From San Salvador to Gonzaga: Mr. Ruano’s Journey to Eye Street

Mr. Jonathon Ruano stated his career at Gonzaga in campus ministry where he was involved in many Kairos retreats, as pictured here. He later switched over to working in student services, and still helps out with various retreats. Photo by Mrs. Teresa Jackson

When he was just eight years old, Mr. Jonathan Ruano, assistant dean of students, packed his bags and made the journey to the United States. Coming from San Salvador, he arrived in Northwest Washington, DC, not knowing a single word of English. At the time, he felt nothing but resentment towards moving away from his friends and family and coming to a country he knew nothing about. Leaving his father behind in San Salvador made all of it that much more difficult.

“Coming here meant leaving my dad behind. So that was pretty tough at that point because he was such a big influence in my life. I hated the idea,” Mr. Ruano said when asked about his initial thoughts on moving to the United States.

Although it was extremely difficult, he took everything in stride and was quick to learn how to communicate with those around him. He claims he was able to fully communicate and speak English within six months of his arrival in DC. He continued to perfect the language and adapt to his surroundings as he grew more comfortable living in this new place. 

Starting in fifth grade, Mr. Ruano switched over from public school to Catholic education. He says that is where his faith really began to take form and when he began to learn more about the Catholic faith. Faith has long been a driving force in his life and has kept him grounded especially when he was at his lowest. He was raised Catholic and long pondered the question, “What is God’s plan for my life?” This steered him towards the priesthood.

“There was always this little edge about whether or not the priesthood was for me, so I ended up going to the seminary in Cleveland, Ohio. I spent two and a half years in the seminary, studying to be a priest,” Mr. Ruano said. 

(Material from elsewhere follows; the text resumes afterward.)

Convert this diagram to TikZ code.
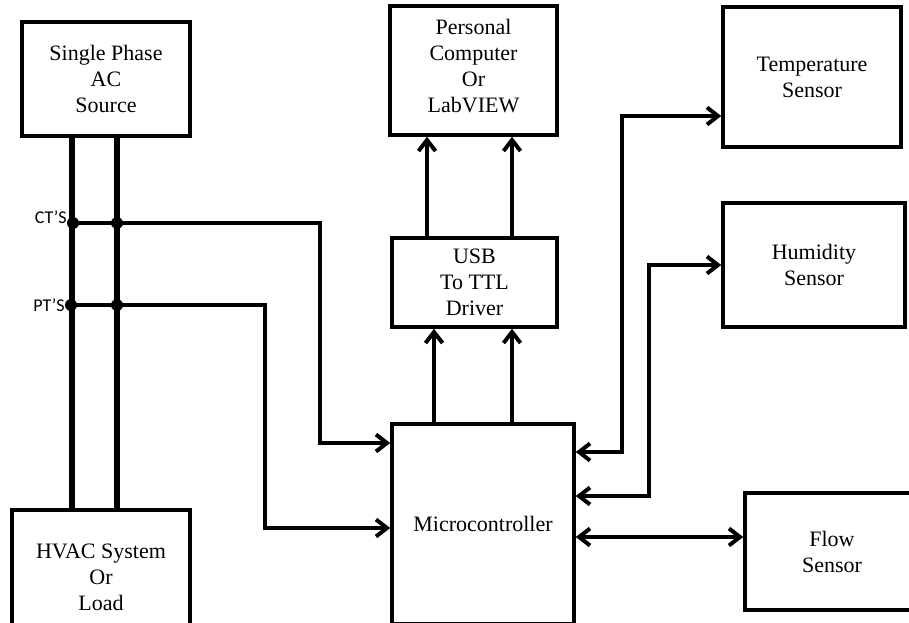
\documentclass[tikz,border=0pt]{standalone}
\usepackage{fontspec}
\setmainfont{Liberation Serif}
\newfontfamily\tapfont{Carlito}
\usetikzlibrary{arrows.meta}
\begin{document}
\begin{tikzpicture}[x=1pt, y=-1pt,
        block/.style={draw, line width=3.5pt, align=center, inner sep=0pt,
            font=\fontsize{22}{26}\selectfont},
        wire/.style={line width=4pt},
        feed/.style={wire, -{Straight Barb[length=11pt,width=17pt]}},
        twoway/.style={wire, {Straight Barb[length=11pt,width=17pt]}-{Straight Barb[length=11pt,width=17pt]}},
        tap/.style={circle, fill, inner sep=0pt, minimum size=12pt},
        taplabel/.style={font=\tapfont\fontsize{18}{20}\selectfont, inner sep=0pt}]
        \useasboundingbox (0,0) rectangle (909,622);
        % blocks
        \node [block, minimum width=168pt, minimum height=114pt] (src) at (106, 79) {Single Phase\\AC\\Source};
        \node [block, minimum width=178pt, minimum height=134pt] (hvac) at (101, 577) {HVAC System\\Or\\Load};
        \node [block, minimum width=167pt, minimum height=129pt] (pc) at (473.5, 70.5) {Personal\\Computer\\Or\\LabVIEW\\[-16pt]};
        \node [block, minimum width=165pt, minimum height=89pt] (usb) at (474.5, 282.5) {USB\\To TTL\\Driver};
        \node [block, minimum width=182pt, minimum height=200pt] (mcu) at (483, 524) {Microcontroller};
        \node [block, minimum width=178pt, minimum height=140pt] (tmp) at (812, 77) {Temperature\\Sensor};
        \node [block, minimum width=182pt, minimum height=124pt] (hum) at (814, 265) {Humidity\\Sensor};
        \node [block, minimum width=174pt, minimum height=117pt] (flow) at (832, 551.5) {Flow\\Sensor};
        % supply lines
        \path [line width=6pt] (src.south -| 72, 0) edge (hvac.north -| 72, 0);
        \path [line width=6pt] (src.south -| 117, 0) edge (hvac.north -| 117, 0);
        % CT and PT taps
        \node [tap] (ct1) at (73, 223) {};
        \node [tap] (ct2) at (117, 223) {};
        \node [tap] (pt1) at (71, 305) {};
        \node [tap] (pt2) at (117, 305) {};
        \node [taplabel, anchor=base east] (ctl) at (ct1.west) {CT’S};
        \node [taplabel, anchor=east] (ptl) at (pt1.west) {PT’S};
        \draw [feed] (ct1.center) -- (320, 223) -- (320, 443) -- (mcu.west |- 0, 443);
        \draw [feed] (pt1.center) -- (265, 305) -- (265, 528) -- (mcu.west |- 0, 528);
        % microcontroller to pc
        \draw [feed] (mcu.north -| 434, 0) -- (usb.south -| 434, 0);
        \draw [feed] (mcu.north -| 512, 0) -- (usb.south -| 512, 0);
        \draw [feed] (usb.north -| 427, 0) -- (pc.south -| 427, 0);
        \draw [feed] (usb.north -| 512, 0) -- (pc.south -| 512, 0);
        % sensors
        \draw [twoway] (mcu.east |- 0, 452) -- (622, 452) -- (622, 116) -- (tmp.west |- 0, 116);
        \draw [twoway] (mcu.east |- 0, 496) -- (649, 496) -- (649, 265) -- (hum.west |- 0, 265);
        \draw [twoway] (mcu.east |- 0, 537) -- (flow.west |- 0, 537);
    \end{tikzpicture}
\end{document}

Faith has long played an integral role in Mr. Ruano’s life and where his life has led him. He continued his faith journey by learning more about the Jesuit order, and after deciding the priesthood was not for him, he decided to take a job at Gonzaga in campus ministry in 2016 to help young men serve others and grow in their faith together. While working in campus ministry, Mr. Ruano helped students with finding service opportunities and managed the requirements. He also played a vital role in organizing all of the retreats that are at the heart of Gonzaga. At the start of the 2020-21 school year, he moved to  student services where he helps students navigate Gonzaga and acts as a role model for all students.

One of the projects Mr. Ruano is most proud of is his work with the Latin American Student Organization. When he first arrived on Eye Street, the club existed but was not very active. Now, he has transformed the club, and it is now one of the largest and most active organizations on campus. When he looks toward the future, this club is one of the things he is most excited about and hopes to continue his efforts of expanding LASO.

“In the community, I felt that the Hispanic community did not have as much support as it could. So I took that on as a personal mission to help support some of those kids, and the club is pretty healthy now,” Mr. Ruano said about his involvement in LASO.

Mr. Ruano does not know what his future holds, but he hopes that Gonzaga is a large part of it. He is proud of what he does at Gonzaga and enjoys every day he spends on Eye Street. He is currently finishing his master’s degree of education in leadership and policy at Boston College while working at Gonzaga and is excited to see where that takes him.